**Task brief**. Repeat, exactly and only, the lines from the beginning of the data through the line with "3.20, 3.20, 3.20];". Pictures are left out.

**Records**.
****

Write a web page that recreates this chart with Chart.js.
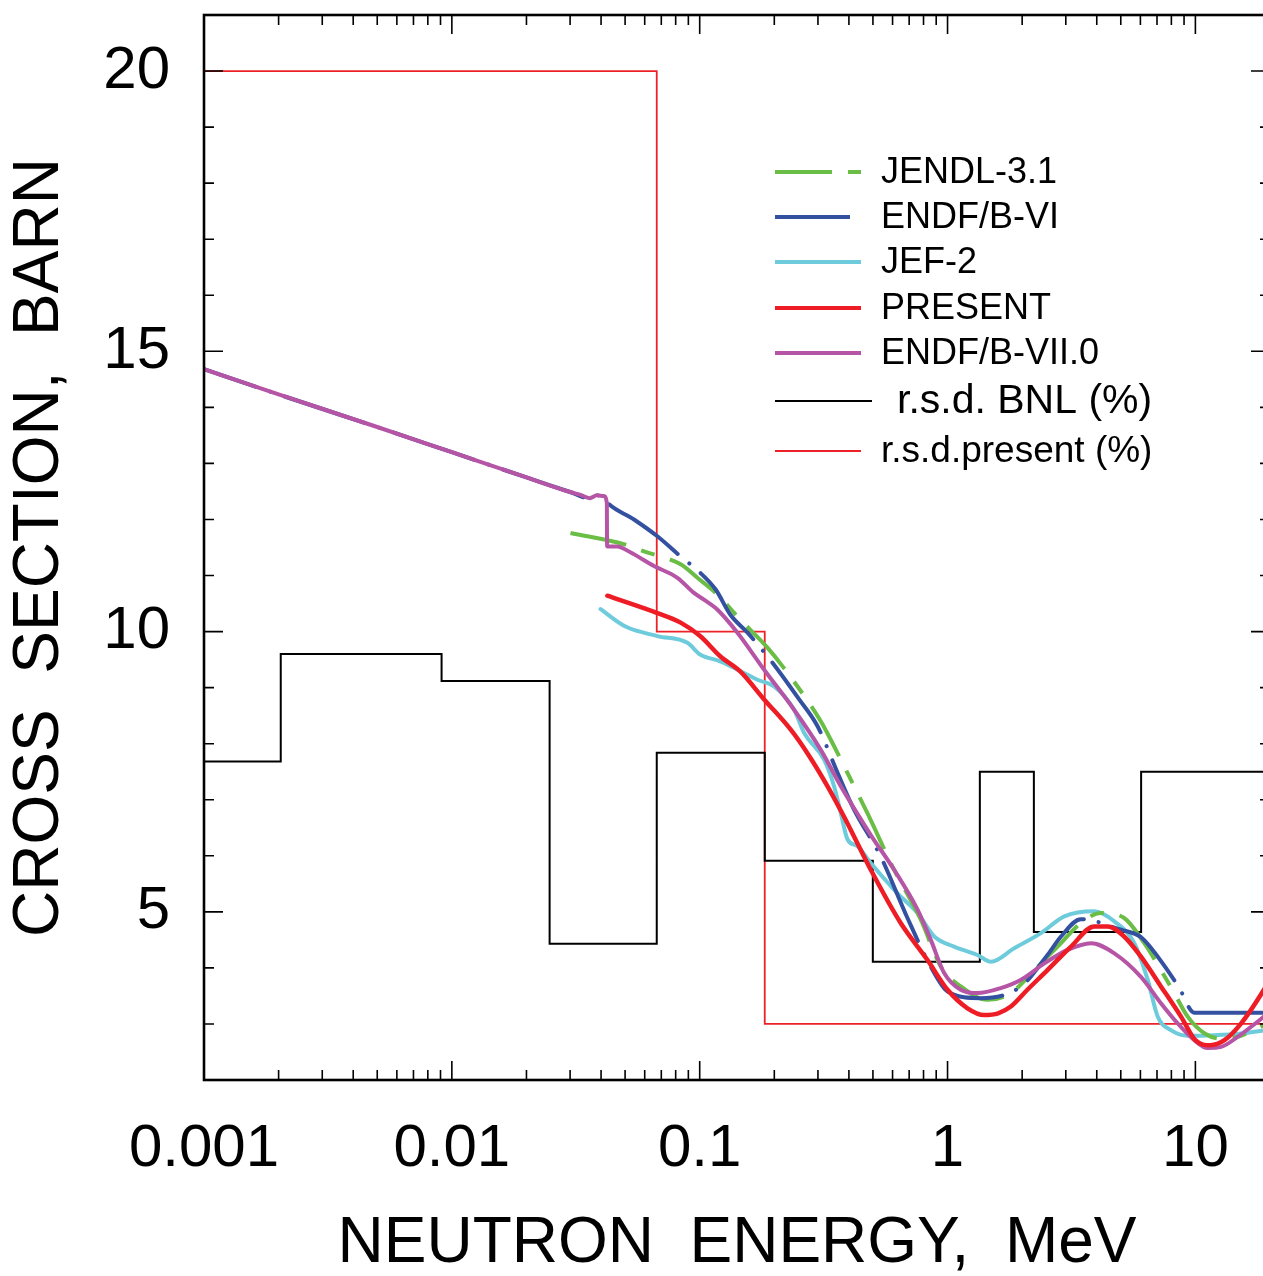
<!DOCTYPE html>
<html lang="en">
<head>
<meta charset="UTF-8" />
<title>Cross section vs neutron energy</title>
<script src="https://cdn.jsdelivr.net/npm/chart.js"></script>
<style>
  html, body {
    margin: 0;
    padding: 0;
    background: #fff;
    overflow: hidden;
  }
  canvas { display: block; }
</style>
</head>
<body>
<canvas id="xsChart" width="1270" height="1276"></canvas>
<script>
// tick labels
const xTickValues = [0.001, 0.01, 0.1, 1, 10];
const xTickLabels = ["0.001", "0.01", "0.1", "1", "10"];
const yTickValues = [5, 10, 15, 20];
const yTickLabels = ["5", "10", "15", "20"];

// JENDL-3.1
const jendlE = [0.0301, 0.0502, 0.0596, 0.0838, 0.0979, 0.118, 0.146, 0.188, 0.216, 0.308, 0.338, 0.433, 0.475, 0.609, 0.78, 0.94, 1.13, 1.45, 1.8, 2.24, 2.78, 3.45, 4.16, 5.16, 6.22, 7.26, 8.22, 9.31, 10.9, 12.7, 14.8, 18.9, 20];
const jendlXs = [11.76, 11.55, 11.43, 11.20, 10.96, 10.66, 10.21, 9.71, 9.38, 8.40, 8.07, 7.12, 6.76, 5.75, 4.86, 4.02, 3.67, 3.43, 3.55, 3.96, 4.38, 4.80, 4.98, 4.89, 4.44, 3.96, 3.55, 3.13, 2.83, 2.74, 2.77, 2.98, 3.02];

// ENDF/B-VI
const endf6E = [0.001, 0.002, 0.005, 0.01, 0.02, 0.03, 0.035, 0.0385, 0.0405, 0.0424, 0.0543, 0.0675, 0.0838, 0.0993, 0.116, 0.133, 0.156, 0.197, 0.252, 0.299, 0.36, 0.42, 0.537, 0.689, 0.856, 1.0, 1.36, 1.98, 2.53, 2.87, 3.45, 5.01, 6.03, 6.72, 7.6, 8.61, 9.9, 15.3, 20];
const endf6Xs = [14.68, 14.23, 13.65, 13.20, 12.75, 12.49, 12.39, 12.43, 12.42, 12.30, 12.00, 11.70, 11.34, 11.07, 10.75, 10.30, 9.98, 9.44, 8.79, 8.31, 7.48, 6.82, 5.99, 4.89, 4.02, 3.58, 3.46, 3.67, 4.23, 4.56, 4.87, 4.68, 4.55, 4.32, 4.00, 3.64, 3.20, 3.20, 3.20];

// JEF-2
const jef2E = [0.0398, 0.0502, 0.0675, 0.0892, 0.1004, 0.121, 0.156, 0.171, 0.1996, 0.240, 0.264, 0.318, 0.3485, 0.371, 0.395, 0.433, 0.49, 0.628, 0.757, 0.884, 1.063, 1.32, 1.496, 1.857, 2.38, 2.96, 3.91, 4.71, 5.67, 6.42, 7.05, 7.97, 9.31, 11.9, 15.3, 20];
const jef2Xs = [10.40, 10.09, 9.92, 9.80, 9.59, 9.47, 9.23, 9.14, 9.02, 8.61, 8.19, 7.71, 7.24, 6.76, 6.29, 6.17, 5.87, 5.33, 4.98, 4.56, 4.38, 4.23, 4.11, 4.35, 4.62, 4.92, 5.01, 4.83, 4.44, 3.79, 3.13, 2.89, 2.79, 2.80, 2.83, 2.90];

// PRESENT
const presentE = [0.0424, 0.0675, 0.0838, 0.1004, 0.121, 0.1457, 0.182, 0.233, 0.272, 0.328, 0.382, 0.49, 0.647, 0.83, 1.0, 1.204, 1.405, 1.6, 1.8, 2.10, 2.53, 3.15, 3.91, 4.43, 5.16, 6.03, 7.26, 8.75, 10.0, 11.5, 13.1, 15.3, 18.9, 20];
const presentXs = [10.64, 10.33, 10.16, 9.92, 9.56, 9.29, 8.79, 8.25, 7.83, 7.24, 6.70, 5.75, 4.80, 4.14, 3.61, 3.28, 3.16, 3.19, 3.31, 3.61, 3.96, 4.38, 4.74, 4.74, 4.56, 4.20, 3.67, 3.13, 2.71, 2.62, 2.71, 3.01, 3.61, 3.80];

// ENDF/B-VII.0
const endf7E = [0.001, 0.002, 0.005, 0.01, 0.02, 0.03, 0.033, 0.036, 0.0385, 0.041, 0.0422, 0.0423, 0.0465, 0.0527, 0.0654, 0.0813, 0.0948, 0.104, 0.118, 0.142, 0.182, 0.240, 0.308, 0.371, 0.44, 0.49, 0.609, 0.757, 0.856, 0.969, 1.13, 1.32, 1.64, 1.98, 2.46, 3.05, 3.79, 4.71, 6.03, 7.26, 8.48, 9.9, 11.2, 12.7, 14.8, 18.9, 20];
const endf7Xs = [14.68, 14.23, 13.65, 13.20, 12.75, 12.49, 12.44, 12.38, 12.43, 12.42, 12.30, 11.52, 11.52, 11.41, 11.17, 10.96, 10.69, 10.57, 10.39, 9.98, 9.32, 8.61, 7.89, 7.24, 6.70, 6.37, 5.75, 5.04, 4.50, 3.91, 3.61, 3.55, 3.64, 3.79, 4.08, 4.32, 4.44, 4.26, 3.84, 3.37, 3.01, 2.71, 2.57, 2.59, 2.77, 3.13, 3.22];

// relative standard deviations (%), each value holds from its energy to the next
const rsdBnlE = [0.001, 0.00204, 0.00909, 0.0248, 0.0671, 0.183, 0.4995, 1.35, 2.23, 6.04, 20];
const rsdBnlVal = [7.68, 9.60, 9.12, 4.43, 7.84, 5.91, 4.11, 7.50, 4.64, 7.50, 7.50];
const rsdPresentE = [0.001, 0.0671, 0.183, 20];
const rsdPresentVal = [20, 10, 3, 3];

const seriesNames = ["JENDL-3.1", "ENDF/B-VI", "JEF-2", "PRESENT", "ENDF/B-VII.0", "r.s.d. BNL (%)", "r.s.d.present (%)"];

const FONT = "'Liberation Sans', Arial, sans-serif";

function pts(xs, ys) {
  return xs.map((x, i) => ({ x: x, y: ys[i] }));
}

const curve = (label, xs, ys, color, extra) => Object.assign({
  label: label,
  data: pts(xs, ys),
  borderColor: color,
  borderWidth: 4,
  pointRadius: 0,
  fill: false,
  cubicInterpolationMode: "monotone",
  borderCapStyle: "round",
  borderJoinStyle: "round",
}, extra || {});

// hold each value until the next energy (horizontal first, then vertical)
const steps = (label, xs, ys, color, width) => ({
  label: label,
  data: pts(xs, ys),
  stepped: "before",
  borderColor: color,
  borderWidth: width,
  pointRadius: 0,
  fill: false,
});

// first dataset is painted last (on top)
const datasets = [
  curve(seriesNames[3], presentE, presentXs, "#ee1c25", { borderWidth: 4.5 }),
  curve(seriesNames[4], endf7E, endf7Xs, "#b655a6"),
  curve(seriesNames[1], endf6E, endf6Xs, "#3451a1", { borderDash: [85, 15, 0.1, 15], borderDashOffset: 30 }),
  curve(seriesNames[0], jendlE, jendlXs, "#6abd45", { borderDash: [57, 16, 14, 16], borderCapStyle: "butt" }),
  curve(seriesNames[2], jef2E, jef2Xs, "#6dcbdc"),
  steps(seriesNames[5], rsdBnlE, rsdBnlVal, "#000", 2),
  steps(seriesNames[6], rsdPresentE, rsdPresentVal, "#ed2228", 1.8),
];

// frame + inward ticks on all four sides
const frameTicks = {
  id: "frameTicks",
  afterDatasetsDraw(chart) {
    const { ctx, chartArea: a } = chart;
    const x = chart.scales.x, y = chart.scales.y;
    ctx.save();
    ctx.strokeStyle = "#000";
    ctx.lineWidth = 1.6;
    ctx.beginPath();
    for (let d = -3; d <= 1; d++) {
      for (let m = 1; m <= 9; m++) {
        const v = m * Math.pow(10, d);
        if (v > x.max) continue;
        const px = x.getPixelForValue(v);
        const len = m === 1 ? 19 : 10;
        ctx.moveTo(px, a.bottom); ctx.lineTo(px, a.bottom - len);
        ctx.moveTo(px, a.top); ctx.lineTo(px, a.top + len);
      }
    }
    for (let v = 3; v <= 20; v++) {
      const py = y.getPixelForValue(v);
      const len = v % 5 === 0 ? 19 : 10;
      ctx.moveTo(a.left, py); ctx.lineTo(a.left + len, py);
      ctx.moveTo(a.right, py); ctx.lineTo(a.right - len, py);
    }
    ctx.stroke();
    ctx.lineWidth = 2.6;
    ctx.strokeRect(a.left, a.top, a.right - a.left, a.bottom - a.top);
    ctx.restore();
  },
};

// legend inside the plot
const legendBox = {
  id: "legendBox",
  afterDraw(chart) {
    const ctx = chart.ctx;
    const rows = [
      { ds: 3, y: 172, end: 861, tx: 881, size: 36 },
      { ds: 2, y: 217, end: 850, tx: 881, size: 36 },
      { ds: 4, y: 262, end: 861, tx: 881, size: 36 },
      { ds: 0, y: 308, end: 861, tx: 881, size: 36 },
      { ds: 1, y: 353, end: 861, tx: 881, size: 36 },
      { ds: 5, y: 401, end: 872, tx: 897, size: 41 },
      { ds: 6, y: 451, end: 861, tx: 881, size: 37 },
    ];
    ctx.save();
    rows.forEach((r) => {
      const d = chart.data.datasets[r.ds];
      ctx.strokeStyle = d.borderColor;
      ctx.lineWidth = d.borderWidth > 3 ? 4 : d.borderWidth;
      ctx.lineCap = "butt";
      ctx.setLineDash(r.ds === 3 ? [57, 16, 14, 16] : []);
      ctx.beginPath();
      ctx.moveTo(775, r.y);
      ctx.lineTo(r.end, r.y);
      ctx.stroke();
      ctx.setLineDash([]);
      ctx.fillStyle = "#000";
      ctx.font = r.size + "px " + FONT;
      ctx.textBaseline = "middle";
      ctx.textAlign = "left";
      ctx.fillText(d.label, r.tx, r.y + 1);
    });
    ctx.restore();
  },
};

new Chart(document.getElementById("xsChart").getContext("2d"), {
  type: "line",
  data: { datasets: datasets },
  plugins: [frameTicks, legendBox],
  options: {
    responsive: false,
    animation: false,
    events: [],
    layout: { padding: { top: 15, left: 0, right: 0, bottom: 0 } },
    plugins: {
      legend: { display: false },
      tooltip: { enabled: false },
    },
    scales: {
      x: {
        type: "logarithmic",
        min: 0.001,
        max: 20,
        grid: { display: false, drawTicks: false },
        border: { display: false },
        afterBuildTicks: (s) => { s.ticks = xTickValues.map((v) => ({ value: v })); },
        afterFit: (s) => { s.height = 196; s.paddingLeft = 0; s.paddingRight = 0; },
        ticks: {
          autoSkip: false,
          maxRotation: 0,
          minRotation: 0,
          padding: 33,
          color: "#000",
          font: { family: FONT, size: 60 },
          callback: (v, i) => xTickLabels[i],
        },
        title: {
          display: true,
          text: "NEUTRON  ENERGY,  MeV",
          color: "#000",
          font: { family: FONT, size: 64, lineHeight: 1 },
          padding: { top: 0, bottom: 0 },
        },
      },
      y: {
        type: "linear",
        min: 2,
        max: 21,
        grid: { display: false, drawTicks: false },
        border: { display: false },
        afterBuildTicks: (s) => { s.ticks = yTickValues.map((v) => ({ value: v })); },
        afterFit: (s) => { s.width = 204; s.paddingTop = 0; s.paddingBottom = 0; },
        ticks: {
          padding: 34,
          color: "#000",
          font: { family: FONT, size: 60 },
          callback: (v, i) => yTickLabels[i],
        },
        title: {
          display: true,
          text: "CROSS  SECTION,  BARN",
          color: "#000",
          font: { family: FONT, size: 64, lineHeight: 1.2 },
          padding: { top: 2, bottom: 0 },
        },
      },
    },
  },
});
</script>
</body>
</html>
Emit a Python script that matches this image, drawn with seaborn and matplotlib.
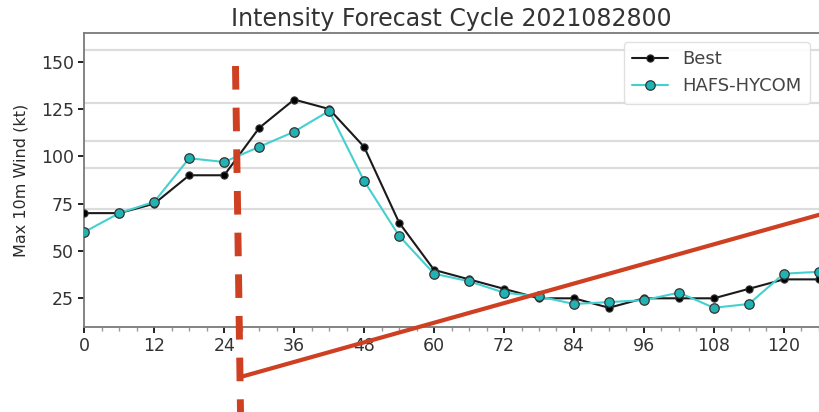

****

**Result of this task**.
Write a web page that recreates this chart with Chart.js.
<!DOCTYPE html>
<html lang="en">
<head>
<meta charset="UTF-8" />
<title>Cross section vs neutron energy</title>
<script src="https://cdn.jsdelivr.net/npm/chart.js"></script>
<style>
  html, body {
    margin: 0;
    padding: 0;
    background: #fff;
    overflow: hidden;
  }
  canvas { display: block; }
</style>
</head>
<body>
<canvas id="xsChart" width="1270" height="1276"></canvas>
<script>
// tick labels
const xTickValues = [0.001, 0.01, 0.1, 1, 10];
const xTickLabels = ["0.001", "0.01", "0.1", "1", "10"];
const yTickValues = [5, 10, 15, 20];
const yTickLabels = ["5", "10", "15", "20"];

// JENDL-3.1
const jendlE = [0.0301, 0.0502, 0.0596, 0.0838, 0.0979, 0.118, 0.146, 0.188, 0.216, 0.308, 0.338, 0.433, 0.475, 0.609, 0.78, 0.94, 1.13, 1.45, 1.8, 2.24, 2.78, 3.45, 4.16, 5.16, 6.22, 7.26, 8.22, 9.31, 10.9, 12.7, 14.8, 18.9, 20];
const jendlXs = [11.76, 11.55, 11.43, 11.20, 10.96, 10.66, 10.21, 9.71, 9.38, 8.40, 8.07, 7.12, 6.76, 5.75, 4.86, 4.02, 3.67, 3.43, 3.55, 3.96, 4.38, 4.80, 4.98, 4.89, 4.44, 3.96, 3.55, 3.13, 2.83, 2.74, 2.77, 2.98, 3.02];

// ENDF/B-VI
const endf6E = [0.001, 0.002, 0.005, 0.01, 0.02, 0.03, 0.035, 0.0385, 0.0405, 0.0424, 0.0543, 0.0675, 0.0838, 0.0993, 0.116, 0.133, 0.156, 0.197, 0.252, 0.299, 0.36, 0.42, 0.537, 0.689, 0.856, 1.0, 1.36, 1.98, 2.53, 2.87, 3.45, 5.01, 6.03, 6.72, 7.6, 8.61, 9.9, 15.3, 20];
const endf6Xs = [14.68, 14.23, 13.65, 13.20, 12.75, 12.49, 12.39, 12.43, 12.42, 12.30, 12.00, 11.70, 11.34, 11.07, 10.75, 10.30, 9.98, 9.44, 8.79, 8.31, 7.48, 6.82, 5.99, 4.89, 4.02, 3.58, 3.46, 3.67, 4.23, 4.56, 4.87, 4.68, 4.55, 4.32, 4.00, 3.64, 3.20, 3.20, 3.20];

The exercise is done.